Gvirtzman plays piano, accordion, saxophone and clarinet but “Father Tongues” features him in the role of solo pianist. Musically the record draws inspiration from earlier solo piano recordings including Thelonious Monk’s “Thelonious Himself”, Keith Jarrett’s “Facing You” and, more recently, Craig Taborn’s “Avenging Angel”.

But the influences behind this highly personal work run far deeper. Gvirtzman describes his solo piano pieces as “meditations on the themes of responsibility, authority and familial love”. The title track is also the name of a poem written by Gvirtzman that was published in the literary magazine Different Skies. The recent “Father Tongues” album launch event at Iklectik Art Lab in London was a multi-media affair including contributions from dancers, artists and authors.

The multiple influences behind “Father Tongues” help to give the album considerable emotional depth. It’s a work that has been a long time in preparation with the original recordings having been made at Greenway Studios in London in September 2012. The music was then edited over the course of a four year period prior to the final mixing and mastering by Gvirtzman and engineer Alex Bonney.

The content of the album is essentially improvised with only two of the nine pieces pre-conceived compositions. Gvirtzman regards the remainder of the record as “exploring the concept of spontaneous composition” and, indeed, the album does have a kind of conceptual feel to it with those themes of “responsibility, authority and familial love” bestowing a unifying quality upon the work.

The album commences with one of the pre-composed pieces, the ballad “2 Blind Elephants” which emerges out of ominous low end rumblings and interior scrapings to embrace a gentle melodicism. It’s interesting that two of Gvirtzman’s pianistic inspirations, Jarrett and Taborn, should have recorded their solo piano albums for ECM as Gvirtzman himself also makes effective use of space in a manner similar to that for which the German label is justly famed. 

The brief “Nonaganerian Flowers” is a homage to the generation of Gvirtzman’s grandparents and the album as whole is dedicated both to Gvirtzman’s father (also a pianist) and to his two grandfathers, Herschel and Moishe. Although entirely improvised the music has a melodic, wistful, ruminative quality.
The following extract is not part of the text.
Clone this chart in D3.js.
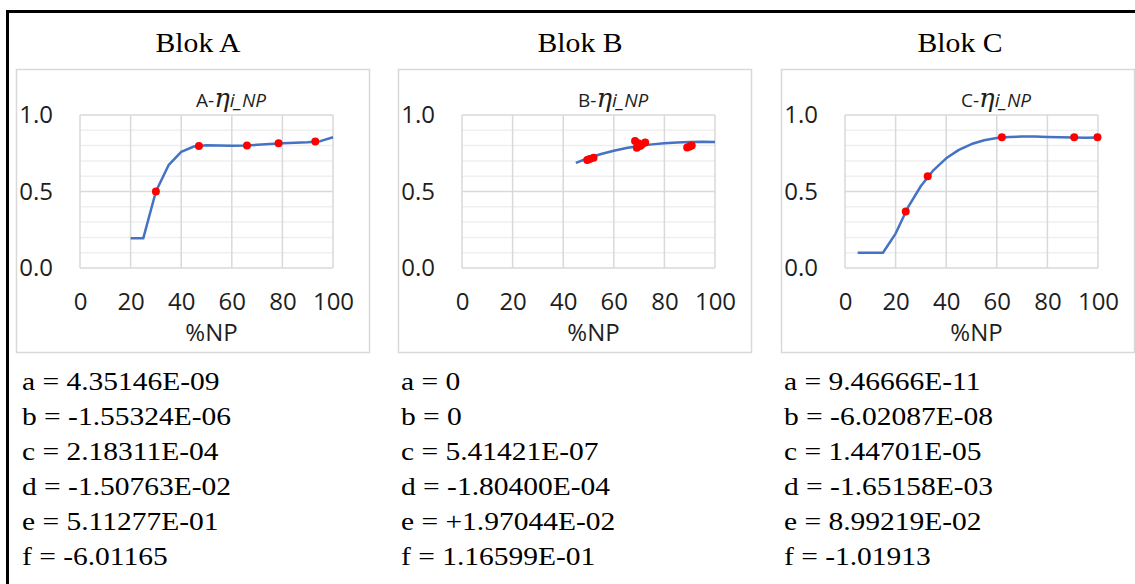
<!DOCTYPE html>
<html>
<head>
<meta charset="utf-8">
<script src="https://cdn.jsdelivr.net/npm/d3@7"></script>
<style>
  html, body { margin: 0; padding: 0; background: #fff; }
  svg { display: block; }
</style>
</head>
<body>
<div id="chart"></div>
<script>
// ---- data ----
const blocks = ['A', 'B', 'C'];
const xTicks = [0, 20, 40, 60, 80, 100];
const yTicks = [0.0, 0.5, 1.0];
const yMinor = [0.1, 0.2, 0.3, 0.4, 0.6, 0.7, 0.8, 0.9];

const lineAx = [20, 25, 30, 35, 40, 45, 50, 55, 60, 65, 70, 75, 80, 85, 90, 95, 100];
const lineAy = [0.194, 0.194, 0.50, 0.672, 0.759, 0.794, 0.802, 0.801, 0.799, 0.801, 0.805, 0.810, 0.816, 0.819, 0.822, 0.829, 0.855];
const ptsAx = [30, 47, 66, 78.5, 93];
const ptsAy = [0.50, 0.797, 0.80, 0.815, 0.826];

const lineBx = [45, 50, 55, 60, 65, 70, 75, 80, 85, 90, 95, 100];
const lineBy = [0.687, 0.719, 0.745, 0.766, 0.784, 0.798, 0.808, 0.816, 0.821, 0.823, 0.825, 0.824];
const ptsBx = [49.5, 50.5, 52, 68.4, 69.1, 69.7, 70.4, 71, 72.4, 89, 90, 90.8];
const ptsBy = [0.706, 0.712, 0.72, 0.83, 0.786, 0.815, 0.797, 0.805, 0.821, 0.787, 0.794, 0.80];

const lineCx = [5, 10, 15, 20, 25, 30, 35, 40, 45, 50, 55, 60, 65, 70, 75, 80, 85, 90, 95, 100];
const lineCy = [0.1, 0.1, 0.1, 0.225, 0.40, 0.536, 0.64, 0.717, 0.772, 0.81, 0.835, 0.849, 0.856, 0.859, 0.859, 0.857, 0.855, 0.853, 0.852, 0.853];
const ptsCx = [24, 32.7, 62, 90.6, 99.8];
const ptsCy = [0.37, 0.60, 0.854, 0.854, 0.854];

const coefA = ['a = 4.35146E-09', 'b = -1.55324E-06', 'c = 2.18311E-04', 'd = -1.50763E-02', 'e = 5.11277E-01', 'f = -6.01165'];
const coefB = ['a = 0', 'b = 0', 'c = 5.41421E-07', 'd = -1.80400E-04', 'e = +1.97044E-02', 'f = 1.16599E-01'];
const coefC = ['a = 9.46666E-11', 'b = -6.02087E-08', 'c = 1.44701E-05', 'd = -1.65158E-03', 'e = 8.99219E-02', 'f = -1.01913'];

const panels = [
    { name: blocks[0], lx: lineAx, ly: lineAy, px: ptsAx, py: ptsAy, coef: coefA },
    { name: blocks[1], lx: lineBx, ly: lineBy, px: ptsBx, py: ptsBy, coef: coefB },
    { name: blocks[2], lx: lineCx, ly: lineCy, px: ptsCx, py: ptsCy, coef: coefC }
];

// ---- layout ----
const W = 1135, H = 584;
const boxLeft = [16, 398, 781];
const titleX = [198, 580, 960];
const coefX = [22, 401, 784];
const boxW = 353, boxTop = 69, boxBottom = 352;
const plotOff = 64, plotW = 253, plotTop = 115, plotBottom = 268;
const uiFont = "'Open Sans', 'Noto Sans', sans-serif";
const serif = "'Liberation Serif', 'Times New Roman', serif";

const svg = d3.select('#chart')
    .append('svg')
    .attr('width', W)
    .attr('height', H);

// outer frame (top + left only are visible)
svg.append('line')
    .attr('x1', 6).attr('x2', W).attr('y1', 11.5).attr('y2', 11.5)
    .attr('stroke', '#000').attr('stroke-width', 3);
svg.append('line')
    .attr('x1', 7.5).attr('x2', 7.5).attr('y1', 10).attr('y2', H)
    .attr('stroke', '#000').attr('stroke-width', 3);

panels.forEach((p, i) => {
    const left = boxLeft[i];
    const x = d3.scaleLinear().domain([0, 100]).range([left + plotOff, left + plotOff + plotW]);
    const y = d3.scaleLinear().domain([0, 1]).range([plotBottom, plotTop]);

    // block heading
    svg.append('text')
        .attr('transform', `translate(${titleX[i]},52) scale(1.06,1)`)
        .attr('text-anchor', 'middle')
        .style('font-family', serif)
        .style('font-size', '28px')
        .attr('fill', '#000')
        .text('Blok ' + p.name);

    // chart box
    svg.append('rect')
        .attr('x', left + 0.5).attr('y', boxTop + 0.5)
        .attr('width', boxW).attr('height', boxBottom - boxTop)
        .attr('fill', '#fff')
        .attr('stroke', '#d9d9d9')
        .attr('stroke-width', 1.5);

    const g = svg.append('g');

    // minor horizontal grid
    g.selectAll('line.minor')
        .data(yMinor)
        .join('line')
        .attr('class', 'minor')
        .attr('x1', x(0)).attr('x2', x(100))
        .attr('y1', d => y(d)).attr('y2', d => y(d))
        .attr('stroke', '#efefef')
        .attr('stroke-width', 1.5);

    // major grid
    g.selectAll('line.hmajor')
        .data(yTicks)
        .join('line')
        .attr('class', 'hmajor')
        .attr('x1', x(0)).attr('x2', x(100))
        .attr('y1', d => y(d)).attr('y2', d => y(d))
        .attr('stroke', '#d9d9d9')
        .attr('stroke-width', 1.5);

    g.selectAll('line.vmajor')
        .data(xTicks)
        .join('line')
        .attr('class', 'vmajor')
        .attr('x1', d => x(d)).attr('x2', d => x(d))
        .attr('y1', y(0)).attr('y2', y(1))
        .attr('stroke', '#d9d9d9')
        .attr('stroke-width', 1.5);

    // axes (labels only)
    const yAxis = g.append('g')
        .attr('transform', `translate(${x(0)},0)`)
        .call(d3.axisLeft(y).tickValues(yTicks).tickFormat(d3.format('.1f')).tickSize(0).tickPadding(27));
    const xAxis = g.append('g')
        .attr('transform', `translate(0,${y(0)})`)
        .call(d3.axisBottom(x).tickValues(xTicks).tickSize(0).tickPadding(25));
    [yAxis, xAxis].forEach(a => {
        a.select('.domain').remove();
        a.selectAll('text')
            .style('font-family', uiFont)
            .style('font-size', '24px')
            .attr('fill', '#1e1e1e');
    });

    // x axis title
    g.append('text')
        .attr('x', (x(0) + x(100)) / 2 + 5)
        .attr('y', 341)
        .attr('text-anchor', 'middle')
        .style('font-family', uiFont)
        .style('font-size', '24px')
        .attr('fill', '#1e1e1e')
        .text('%NP');

    // chart title  X-ηi_NP
    const t = g.append('text')
        .attr('x', x(0) + 116)
        .attr('y', 107)
        .attr('fill', '#1e1e1e')
        .style('font-family', uiFont);
    t.append('tspan').style('font-size', '19px').text(p.name + '-');
    t.append('tspan').style('font-size', '26px').style('font-style', 'italic')
        .style('font-family', "'DejaVu Serif', serif").text('η');
    t.append('tspan').style('font-size', '19px').style('font-style', 'italic').text('i_NP');

    // fitted line
    const pts = p.lx.map((v, k) => [v, p.ly[k]]);
    g.append('path')
        .datum(pts)
        .attr('fill', 'none')
        .attr('stroke', '#4472c4')
        .attr('stroke-width', 2.5)
        .attr('stroke-linejoin', 'round')
        .attr('d', d3.line().x(d => x(d[0])).y(d => y(d[1])));

    // measured points
    g.selectAll('circle')
        .data(p.px.map((v, k) => [v, p.py[k]]))
        .join('circle')
        .attr('cx', d => x(d[0]))
        .attr('cy', d => y(d[1]))
        .attr('r', 4)
        .attr('fill', '#ff0000');

    // coefficients
    svg.selectAll('text.coef' + i)
        .data(p.coef)
        .join('text')
        .attr('class', 'coef' + i)
        .attr('transform', (d, k) => `translate(${coefX[i]},${390 + 35 * k}) scale(1.18,1)`)
        .style('font-family', serif)
        .style('font-size', '25px')
        .attr('fill', '#000')
        .text(d => d);
});
</script>
</body>
</html>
It is also intended as “an elegy to the faded but still discernible beauty of the past”. Throughout the album Gvirtzman is more concerned in creating moods and emotions than he is in displays of mere technique.
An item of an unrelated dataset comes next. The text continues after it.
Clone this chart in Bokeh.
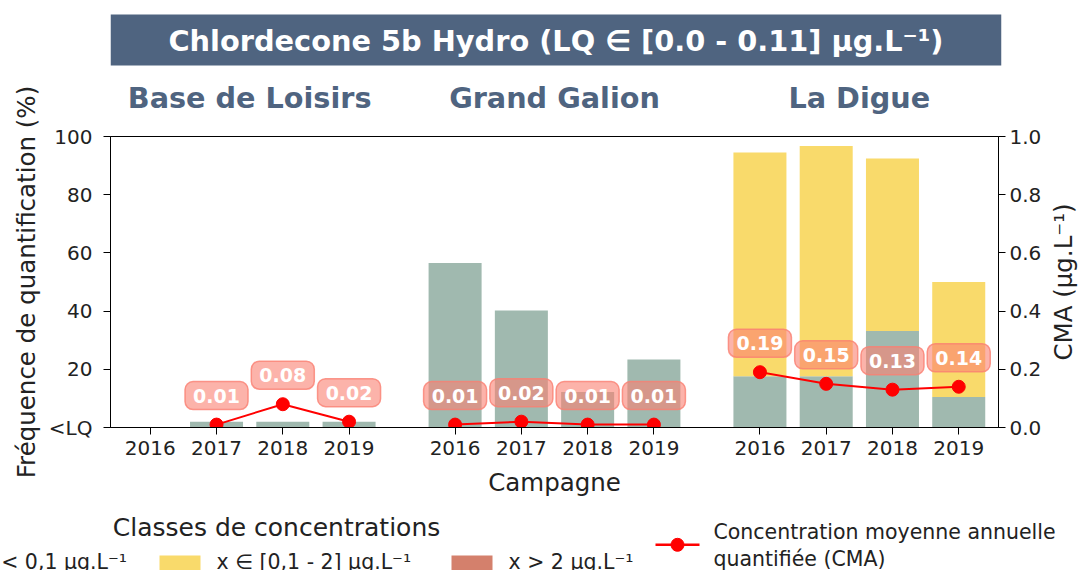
import math
from bokeh.plotting import figure
from bokeh.layouts import column, row
from bokeh.models import (ColumnDataSource, Range1d, LinearAxis, FixedTicker,
                          Label, NumeralTickFormatter)
from bokeh.core.properties import value
from bokeh.embed import file_html
from bokeh.resources import INLINE

# ---------------- data ----------------
title_text = "Chlordecone 5b Hydro (LQ \u2208 [0.0 - 0.11] \u00b5g.L\u207b\u00b9)"
sites = ["Base de Loisirs", "Grand Galion", "La Digue"]
years = ["2016", "2017", "2018", "2019"]
# frequency of quantification (%) per concentration class, per site and year
freq_lt_01 = [[0, 2, 2, 2], [56.5, 40.2, 12.2, 23.4], [17.6, 17.6, 33.2, 10.5]]
freq_01_2 = [[0, 0, 0, 0], [0, 0, 0, 0], [76.9, 79.1, 59.2, 39.5]]
freq_gt_2 = [[0, 0, 0, 0], [0, 0, 0, 0], [0, 0, 0, 0]]
# annual mean quantified concentration (µg/L)
cma = [[None, 0.01, 0.08, 0.02], [0.01, 0.02, 0.01, 0.01], [0.19, 0.15, 0.13, 0.14]]
class_labels = ["x < 0,1 \u00b5g.L\u207b\u00b9", "x \u2208 [0,1 - 2] \u00b5g.L\u207b\u00b9", "x > 2 \u00b5g.L\u207b\u00b9"]
class_colors = ["#A0B9AF", "#F9DA6B", "#D4806C"]
legend_title = "Classes de concentrations"
cma_legend = ["Concentration moyenne annuelle", "quantifi\u00e9e (CMA)"]
y_ticks = [0, 20, 40, 60, 80, 100]
cma_ticks = [0.0, 0.2, 0.4, 0.6, 0.8, 1.0]
y_label = "Fr\u00e9quence de quantification (%)"
y2_label = "CMA (\u00b5g.L\u207b\u00b9)"
x_label = "Campagne"

# ---------------- layout constants ----------------
FONT = "DejaVu Sans"
TXT = "#222222"
SLATE = "#4F6480"
W = 1078
group_offsets = [0.0, 4.6, 9.2]
X0, X1 = -0.6, 12.8
FRAME_L, FRAME_R, FRAME_T, FRAME_B = 110, 1001, 136, 427   # page pixels
TOP_H = 72           # banner strip
BOT_Y = 505          # legend strip starts here
H_TOTAL = 570
MAIN_W = 1044        # main chart canvas width; a narrow strip on its right holds the CMA title
LABEL_DY = 29.0 / (FRAME_B - FRAME_T)   # 29 px above point, in CMA units

xr = Range1d(X0, X1)

# ---------------- top strip: banner ----------------
ptop = figure(width=W, height=TOP_H, x_range=xr, y_range=Range1d(TOP_H, 0),
              x_axis_type=None, y_axis_type=None, output_backend="svg",
              toolbar_location=None, min_border_left=FRAME_L,
              min_border_right=W - FRAME_R, min_border_top=0, min_border_bottom=0)
ptop.outline_line_color = None
ptop.background_fill_color = "white"
ptop.border_fill_color = "white"
ptop.quad(left=[X0], right=[X1], top=[14], bottom=[65], fill_color=SLATE, line_color=None)
ptop.add_layout(Label(x=(X0 + X1) / 2, y=40, text=title_text, text_align="center",
                      text_baseline="middle", text_font=FONT, text_font_size="28.8px",
                      text_font_style="bold", text_color="white"))

# ---------------- main chart ----------------
xs, lt, mid, gt, year_lab = [], [], [], [], []
for g, off in enumerate(group_offsets):
    for i, yr in enumerate(years):
        xs.append(round(off + i, 2))
        year_lab.append(yr)
        lt.append(freq_lt_01[g][i])
        mid.append(freq_01_2[g][i])
        gt.append(freq_gt_2[g][i])
src = ColumnDataSource(dict(x=xs, lt=lt, mid=mid, gt=gt))

MAIN_H = BOT_Y - TOP_H
p = figure(width=MAIN_W, height=MAIN_H, x_range=xr, y_range=Range1d(0, 100),
           output_backend="svg", toolbar_location=None,
           min_border_left=FRAME_L, min_border_right=MAIN_W - FRAME_R,
           min_border_top=FRAME_T - TOP_H, min_border_bottom=BOT_Y - FRAME_B)
p.extra_y_ranges = {"cma": Range1d(0, 1)}
p.xgrid.visible = False
p.ygrid.visible = False
p.outline_line_color = "black"
p.outline_line_width = 1
p.background_fill_color = "white"
p.border_fill_color = "white"

p.vbar_stack(["lt", "mid", "gt"], x="x", width=0.8, source=src,
             fill_color=class_colors, line_color=None)

lab_x, lab_y, lab_t = [], [], []
for g, off in enumerate(group_offsets):
    px_, py_ = [], []
    for i in range(len(years)):
        if cma[g][i] is not None:
            px_.append(round(off + i, 2))
            py_.append(cma[g][i])
    p.line(px_, py_, y_range_name="cma", line_color="red", line_width=2)
    p.scatter(px_, py_, y_range_name="cma", size=13, fill_color="red", line_color="red")
    for xv, yv in zip(px_, py_):
        lab_x.append(xv)
        lab_y.append(yv + LABEL_DY)
        lab_t.append(f"{yv:.2f}")

lab_src = ColumnDataSource(dict(x=lab_x, y=lab_y, t=lab_t))
rect_kw = dict(x="x", y="y", width=63, height=28, width_units="screen",
               height_units="screen", source=lab_src, y_range_name="cma",
               fill_color="#FA8072", fill_alpha=0.6, line_color="#FA8072",
               line_alpha=0.8, line_width=1.5)
try:
    p.rect(border_radius=8, **rect_kw)
except Exception:
    p.rect(**rect_kw)
p.text(x="x", y="y", text="t", source=lab_src, y_range_name="cma",
       text_align="center", text_baseline="middle", text_font=value(FONT),
       text_font_size="19px", text_font_style="bold", text_color="white")

# axes
p.xaxis.ticker = FixedTicker(ticks=xs)
p.xaxis.major_label_overrides = {x: yl for x, yl in zip(xs, year_lab)}
p.xaxis.axis_label = x_label
p.yaxis.ticker = FixedTicker(ticks=y_ticks)
p.yaxis.major_label_overrides = {0: "<LQ"}
p.yaxis.axis_label = y_label

ax2 = LinearAxis(y_range_name="cma", ticker=FixedTicker(ticks=cma_ticks),
                 formatter=NumeralTickFormatter(format="0.0"))
p.add_layout(ax2, "right")

for ax in p.axis:
    ax.axis_line_color = "black"
    ax.major_tick_line_color = "black"
    ax.minor_tick_line_color = None
    ax.major_tick_in = 0
    ax.major_tick_out = 7
    ax.major_label_text_font = FONT
    ax.major_label_text_font_size = "20px"
    ax.major_label_text_color = TXT
    ax.axis_label_text_font = FONT
    ax.axis_label_text_font_size = "24.5px"
    ax.axis_label_text_font_style = "normal"
    ax.axis_label_text_color = TXT

p.xaxis.major_label_standoff = 6
p.xaxis.axis_label_standoff = 10
p.yaxis.major_label_standoff = 11
p.yaxis.axis_label_standoff = 5
ax2.major_label_standoff = 4

# site names above the frame, as labels of a top axis at each group's centre
site_centers = [round(off + 1.5, 2) for off in group_offsets]
ax_top = LinearAxis(ticker=FixedTicker(ticks=site_centers),
                    major_label_overrides={c: s for c, s in zip(site_centers, sites)},
                    axis_line_color=None, major_tick_line_color=None, minor_tick_line_color=None,
                    major_tick_in=0, major_tick_out=0, major_label_standoff=22,
                    major_label_text_font=FONT, major_label_text_font_size="28.7px",
                    major_label_text_font_style="bold", major_label_text_color=SLATE)
p.add_layout(ax_top, "above")

# ---------------- right strip: CMA axis title ----------------
RW = W - MAIN_W
pright = figure(width=RW, height=MAIN_H, x_range=Range1d(0, RW), y_range=Range1d(MAIN_H, 0),
                x_axis_type=None, y_axis_type=None, output_backend="svg",
                toolbar_location=None, min_border_left=0, min_border_right=0,
                min_border_top=0, min_border_bottom=0)
pright.outline_line_color = None
pright.background_fill_color = "white"
pright.border_fill_color = "white"
pright.add_layout(Label(x=1063 - MAIN_W, y=(FRAME_T + FRAME_B) / 2 - TOP_H, text=y2_label,
                        angle=math.pi / 2, text_align="center", text_baseline="middle",
                        text_font=FONT, text_font_size="24.5px", text_color=TXT))

# ---------------- bottom strip: legend ----------------
BOT_H = H_TOTAL - BOT_Y
pbot = figure(width=W, height=BOT_H, x_range=Range1d(0, W), y_range=Range1d(H_TOTAL, BOT_Y),
              x_axis_type=None, y_axis_type=None, output_backend="svg",
              toolbar_location=None, min_border_left=0, min_border_right=0,
              min_border_top=0, min_border_bottom=0)
for fig in (ptop, pbot, pright):
    if hasattr(fig, "frame_align"):
        fig.frame_align = False
pbot.outline_line_color = None
pbot.background_fill_color = "white"
pbot.border_fill_color = "white"

pbot.add_layout(Label(x=276, y=527, text=legend_title, text_align="center",
                      text_baseline="middle", text_font=FONT, text_font_size="25px",
                      text_color=TXT))
sw_left = [-75, 159, 451]
txt_left = [-18, 216, 508]
pbot.quad(left=sw_left, right=[s + 41 for s in sw_left], top=[555] * 3, bottom=[571] * 3,
          fill_color=class_colors, line_color=None)
for k in range(3):
    pbot.add_layout(Label(x=txt_left[k], y=561, text=class_labels[k],
                          text_align="left", text_baseline="middle", text_font=FONT,
                          text_font_size="20.5px", text_color=TXT))
pbot.line([655, 699], [544.3, 544.3], line_color="red", line_width=2.5)
pbot.scatter([677], [544.3], size=13, fill_color="red", line_color="red")
for j, t in enumerate(cma_legend):
    pbot.add_layout(Label(x=713, y=531 + 27 * j, text=t, text_align="left",
                          text_baseline="middle", text_font=FONT, text_font_size="20.5px",
                          text_color=TXT))

layout = column(ptop, row(p, pright, spacing=0), pbot, spacing=0)
open("out.html", "w").write(file_html(layout, INLINE))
In keeping with the underlying emotional theme of the album “Atticus”, the second of the pre-composed pieces is dedication to Gvirtzman’s son and as such is a natural successor to the previous “Nonagenarian Flowers”. Similarly brief, and sparsely but tenderly played it possesses an appropriate air of charming, child like innocence.
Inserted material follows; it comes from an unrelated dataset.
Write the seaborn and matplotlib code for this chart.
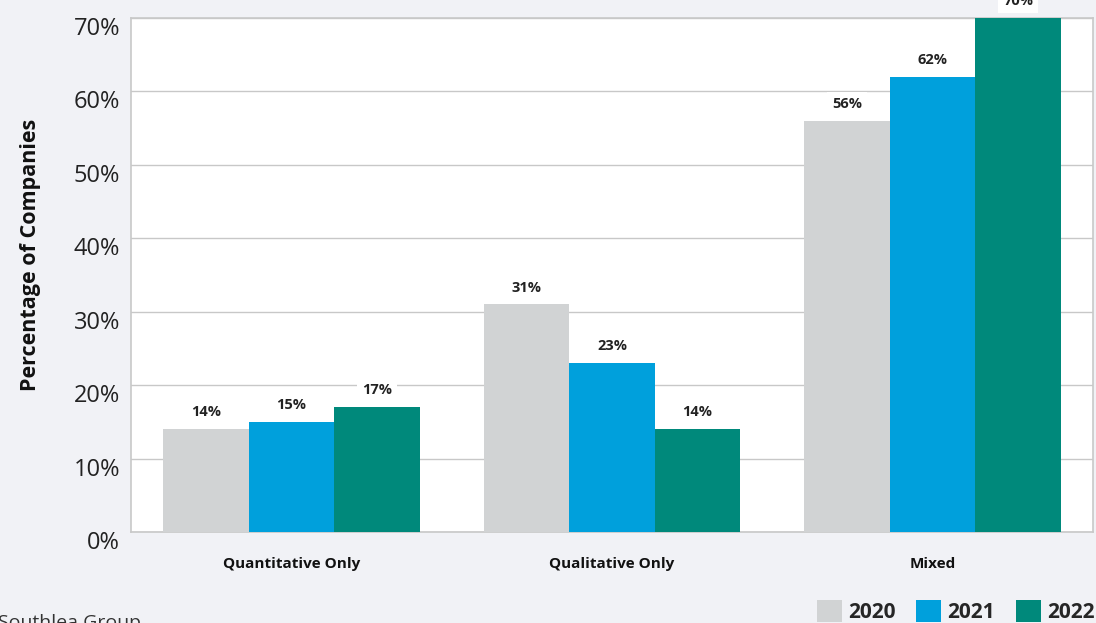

“entropy” , with its short, staccato clusters and phrases sounds more obviously ‘improvised’ while “Brother Thelonious” pays tribute to Monk. Although improvised there is a conscious decision from Gvirtzman to play in Monk’s style and to imitate the flat-fingered technique, blues intonations and chromatic bass lines while alluding to Monk’s performances of the pieces “Tea For Two” and “Thelonious”. It’s an enjoyable and highly convincing homage.

The real emotional heart of the album is the three part improvisation “Father Tongues” which is presented as three separate tracks. The press release accompanying this album includes extracts from Gvirtzman’s poem of the same name with its reflections on father/son and wider family relationships and individual, national and religious identity. Drawing on Gvirtzman’s own London- Jewish background it describes a visit to Israel to meet those relatives left behind and examines the differences and similarities between the two now very different strands of the same family. In the troubled 21st century it’s something that’s set to become an increasingly universal theme.
Musically the piece explores the full dynamic range of the piano with the sombre “Part I” deploying spaciously solemn, occasionally dramatic, low end chords. Again the pianist makes effective use of space.
Described as a “long form improvisation” the piece segues almost seamlessly into “Part II” but there’s little let up in the overall downbeat mood even when the music becomes more florid and expansive.
“Part III” deploys a repeated motif to give forward motion as Gvirtzman improvises in an increasingly busy and dramatic manner around it, now truly making full use of the instrument’s range. A more subdued coda returns us to something of the mood of “Part I”.
Taken as a whole “Father Tongues” is an intense and emotive piece of work, improvised but with a strong sense of structure and an overall mood that, while sometimes sombre and forbidding, makes for compulsive listening.

The album concludes with another homage, this time to another of Gvirtzman’s key influences, the 20th century contemporary classical composer Morton Feldman whose “Palais de Mari” was among the inspirations for this album. Simply titled “M” this final improvisation is minimal and at times barely audible, a piece that Gvirtzman describes as “an extended Feldman-like poem that drifts in and out of audibility as if on the edge of consciousness itself”.

“Father Tongues”, the album, is a highly personal work but it’s this quality that helps to give the album an emotional and musical coherence that I personally found very appealing. As a solo piano album it’s highly successful and although it may not have the mainstream appeal of a Jarrett release its focus on mood and emotion ensures that it is far from inaccessible. This is music that is likely to appeal to the Late Junction audience.